IN ALL LIKELIHOOD, we will have a new attorney general very soon. The incumbent, Mukul Rohatgi, probably got sick of the uncertainty at the end of his three-year term and put in his papers. They are still persuading him to stay on, but he appears disinclined, especially given that hordes of wealthy clients are beating a path to his door, wanting him to take up their briefs. Rohatgi’s return to the Supreme Court bar should help lighten the burden of a couple of awfully busy lawyers who have been raking in big bucks in his absence, commanding fees of Rs 11 lakh and above per hearing.
So, who is likely to be the country’s top law officer? Well-known lawyer, Harish Salve, solicitor general in the Vajpayee Government, who recently pleaded India’s case against the execution of Kulbhushan Jadhav at the International Court of Justice, can have the job, it appears, but he doesn’t seem keen. Salve has been cutting down his workload of late and does not seem inclined to take up an assignment which requires 24X7 attention. Besides, top law officers of the Government have to bear in mind not only the legal aspects of a particular situation but its socio-political ramifications as well. In other words, such attorneys have to be in broad agreement with the agenda of the party in power. Also, Salve has for some years now been dividing his time between Delhi and London, which virtually serves as his second home.

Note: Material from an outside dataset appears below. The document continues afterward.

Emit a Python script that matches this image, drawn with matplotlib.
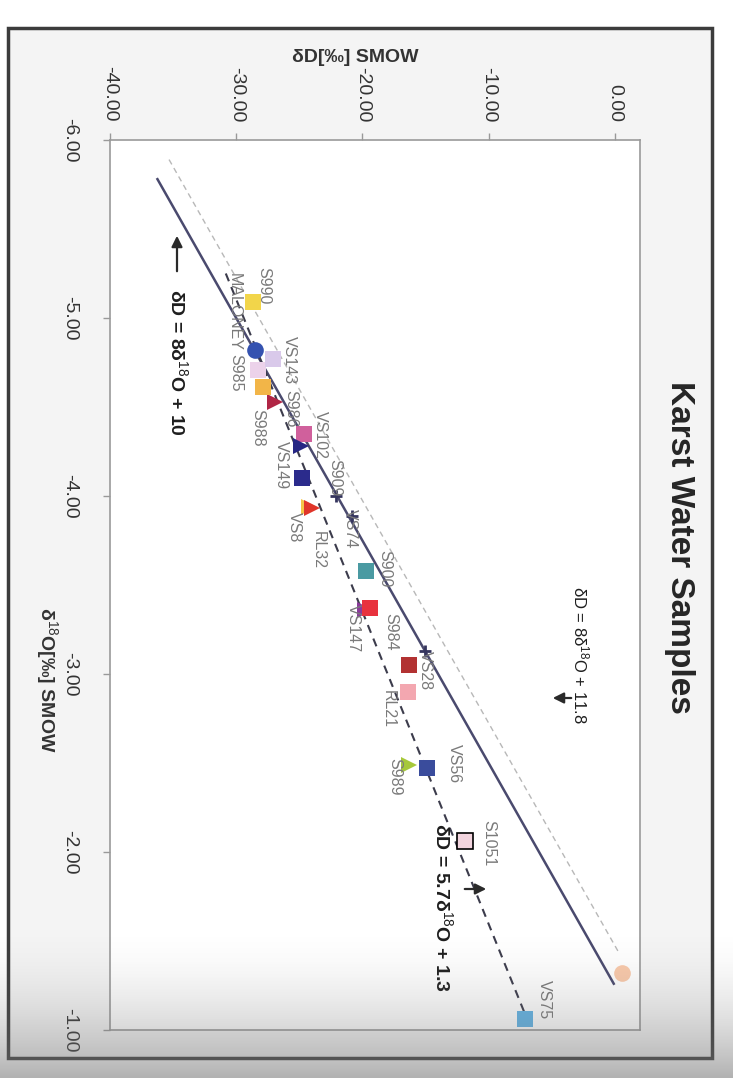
import numpy as np
import matplotlib
matplotlib.use("Agg")
import matplotlib.pyplot as plt
from matplotlib.patches import Rectangle

plt.rcParams['font.family'] = ['Liberation Sans', 'DejaVu Sans']
plt.rcParams['mathtext.fontset'] = 'custom'
plt.rcParams['mathtext.rm'] = 'Liberation Sans'
plt.rcParams['mathtext.it'] = 'Liberation Sans:italic'
plt.rcParams['mathtext.bf'] = 'Liberation Sans:bold'

W, H = 733, 1078

# samples
names = ['S990', 'MALONEY', 'S985', 'VS143', 'S986', 'S988', 'VS102', '',
         'VS149', 'S909', 'VS8', 'RL32', 'VS74', 'S900', 'VS147', 'S984',
         'VS28', '', 'RL21', 'S989', 'VS56', 'S1051', 'VS75', '']
d18o = [-5.09, -4.82, -4.71, -4.77, -4.53, -4.61, -4.35, -4.28,
        -4.10, -4.00, -3.94, -3.93, -3.89, -3.58, -3.36, -3.37,
        -3.13, -3.05, -2.90, -2.49, -2.47, -2.06, -1.06, -1.32]
dD = [-28.7, -28.5, -28.3, -27.1, -26.9, -27.85, -24.6, -24.9,
      -24.8, -22.1, -24.2, -24.0, -20.8, -19.7, -19.8, -19.4,
      -15.0, -16.3, -16.4, -16.3, -14.9, -11.9, -7.1, 0.6]

# marker styles per sample
markers = ['s', 'o', 's', 's', '>', 's', 's', '>',
           's', '+', '>', '>', '+', 's', '>', 's',
           '+', 's', 's', '>', 's', 's', 's', 'o']
colors = ['#f2d54a', '#3552b0', '#ecd2ea', '#d9c9ea', '#b02545', '#f2b548', '#d0609c', '#262684',
          '#2b2b8c', '#35355e', '#f5c548', '#e0352a', '#35355e', '#4a9aa2', '#8a3a9a', '#e8323e',
          '#35355e', '#b23232', '#f3a7b0', '#a6c83a', '#3a4c9c', '#f2d4de', '#62b4e6', '#f9c9aa']
# label offsets (pixels, right / down)
lab_dx = [11, -21, -22, 17, 15, -6, 16, 0,
          -20, -1, -15, 6, -2, 19, -11, 21,
          0, 0, -20, -14, 28, 24, 19, 0]
lab_dy = [-16, -38, 3, 1, 7, 40, 1, 0,
          -13, -18, 21, 42, 13, -2, 18, 24,
          20, 0, 17, 12, -5, 2, -20, 0]

# reference lines: slope, intercept, d18O start, d18O end
line_slope = [8.0, 8.0, 5.7]
line_icpt = [10.0, 11.8, -0.9]
line_start = [-5.78, -5.89, -5.25]
line_end = [-1.26, -1.43, -0.98]

dD_ticks = [-40, -30, -20, -10, 0]
d18o_ticks = [-6, -5, -4, -3, -2, -1]


def img(x, y):
    return x / W, 1 - y / H


fig = plt.figure(figsize=(W / 100, H / 100), dpi=100)
fig.patch.set_facecolor('white')
fig.patches.append(Rectangle(img(8, 1058), 704 / W, 1030 / H, transform=fig.transFigure,
                             facecolor='#f4f4f4', edgecolor='#3c3c3c', lw=2.5, zorder=-5))

ax = fig.add_axes([110 / W, 1 - 1030 / H, 530 / W, 890 / H])
ax.set_facecolor('white')
ax.set_xlim(-40, 2)
ax.set_ylim(-1, -6)

styles = [dict(color='#4a4a6e', lw=1.8, ls='-'),
          dict(color='#b8b8b8', lw=1.0, ls=(0, (4, 3))),
          dict(color='#3c3c4c', lw=1.5, ls=(0, (4, 3)))]
for k in range(3):
    xs = np.array([line_start[k], line_end[k]])
    ax.plot(line_slope[k] * xs + line_icpt[k], xs, **styles[k], zorder=2)

for i in range(len(names)):
    ec = 'black' if names[i] == 'S1051' else 'none'
    if markers[i] == '+':
        ax.plot(dD[i], d18o[i], marker='+', color=colors[i], ms=9, mew=2, ls='none', zorder=4)
    else:
        ax.plot(dD[i], d18o[i], marker=markers[i], color=colors[i], ms=12, mec=ec, mew=1.2,
                ls='none', zorder=3)
    if names[i]:
        ax.annotate(names[i], (dD[i], d18o[i]), xytext=(lab_dx[i] * 0.72, -lab_dy[i] * 0.72),
                    textcoords='offset points', ha='center', va='center', rotation=-90,
                    fontsize=11.5, color='#7a7a7a', zorder=5)

ax.xaxis.tick_top()
ax.set_xticks(dD_ticks)
ax.set_xticklabels([f'{t:.2f}' for t in dD_ticks], rotation=-90)
ax.set_yticks(d18o_ticks)
ax.set_yticklabels([f'{t:.2f}' for t in d18o_ticks], rotation=-90, va='center')
ax.tick_params(axis='both', direction='out', length=5, width=1, color='#999999',
               labelsize=14, labelcolor='#333333')
ax.tick_params(axis='x', pad=8)
ax.tick_params(axis='y', pad=18)
for s in ax.spines.values():
    s.set_color('#9a9a9a')
    s.set_linewidth(1.2)

# titles
fig.text(*img(680, 547), 'Karst Water Samples', rotation=-90, ha='center', va='center',
         fontsize=24, fontweight='bold', color='#262626')
fig.text(*img(355, 58), 'δD[‰] SMOW', ha='center', va='center',
         fontsize=14, fontweight='bold', color='#333333')
fig.text(*img(47, 680), 'δ$^{18}$O[‰] SMOW', rotation=-90, ha='center', va='center',
         fontsize=14, fontweight='bold', color='#333333')

# equations and arrows
fig.text(*img(178, 362), 'δD = 8δ$^{18}$O + 10', rotation=-90, ha='center', va='center',
         fontsize=14, fontweight='bold', color='#1e1e1e')
fig.text(*img(581, 655), 'δD = 8δ$^{18}$O + 11.8', rotation=-90, ha='center', va='center',
         fontsize=12, color='#1e1e1e')
fig.text(*img(443, 907), 'δD = 5.7δ$^{18}$O + 1.3', rotation=-90, ha='center', va='center',
         fontsize=14, fontweight='bold', color='#1e1e1e')
arrows = [((177, 233), (177, 274)), ((550, 698), (574, 698)), ((489, 889), (462, 889))]
for head, tail in arrows:
    ax.annotate('', xy=img(*head), xycoords='figure fraction', xytext=img(*tail),
                textcoords='figure fraction', annotation_clip=False,
                arrowprops=dict(arrowstyle='-|>', color='#2a2a2a', lw=1.6, mutation_scale=16))

# scanner shading at the bottom
gax = fig.add_axes([0, 0, 1, 151 / H], zorder=10)
t = np.linspace(0, 1, 200)[:, None]
shade = np.zeros((200, 2, 4))
shade[..., :3] = 0.45
shade[..., 3] = 0.55 * t ** 1.8
gax.imshow(shade, aspect='auto', extent=(0, 1, 0, 1))
gax.axis('off')

fig.savefig('out.png', dpi=100)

That leaves Ranjit Kumar, the incumbent solicitor general, whose initial three-year contract was extended recently while the Government firms up all its legal appointments. If all goes well, Kumar might be made the attorney general should Rohatgi refuse to be persuaded to withdraw his resignation. In that case, Ranjit Kumar’s place as solicitor general is set to go to Tushar Mehta, now an additional solicitor general. Mehta has enjoyed the confidence of the Modi-Shah duo for long and therefore is in line for a prestigious promotion in his career as a lawyer. Two of Mehta’s colleagues as additional solicitor-generals, Neeraj Kaul and PS Patwalia, have opted out to resume their private practices.
MEANWHILE, when it comes to discretionary appointments, the record of the Government is rather niggardly. Modi seems reluctant to fill what are essentially patronage posts. The line ministries have lost their discretion to make such appointments in view of the extraordinary concentration of power in the PMO.
Indeed, some call Modi a killjoy who is unwilling to distribute largesse even though it is there to be distributed to the party faithful and other aspirants knocking at his door. For instance, quite a few Raj Bhawans have not got their full-time tenants despite there being a large number of aspirants for such sinecures. The few discretionary appointments that have actually been made in the last three years have been mostly on the recommendation of RSS bigwigs, while some of those bestowed patronage had defended Modi and Shah when their chips were down.
YOU, HOWEVER, have to grant the Prime Minister that in spite of a near-total concentration of power in the PMO, there is not a whiff of scandal about anyone connected with him. Veteran observers of political Delhi would recall how individual aides in the PMO had strutted their stuff, wielding enormous clout and often using it behind the back of their bosses to cut deals. They were the cynosures of society’s who’s who. From corporate czars to socialites, from cultural big wigs to top politicians, they all feted them. To have access to a Brajesh Mishra or a Kutty Menon or to an RK Dhawan meant that your work was done. For their bosses were easy- going, allowing their aides to rule in their names.
Not so in the Modi Sarkar. There are no prima donnas in the Modi PMO. So obsessive is the Prime Minister about maintaining the purity of his office that even senior political reporters who were on first-name terms with ranking functionaries in earlier PMOs are hard put to name Modi’s key aides. The name of the principal secretary to the Prime Minister is hardly known outside the top echelons of babudom. Modi keeps them on a tight leash.
Indeed, being a peon in the previous PMO was a matter of prestige, allowing you to bask in the reflected glory of the big boss. Now it is quite taxing to be working there. Himself a workaholic, Modi maintains long hours and so must his top aides. We have it on good authority that a number of officers in the PMO have virtually given up on family life because Modi’s day begins quite early and ends late in the night.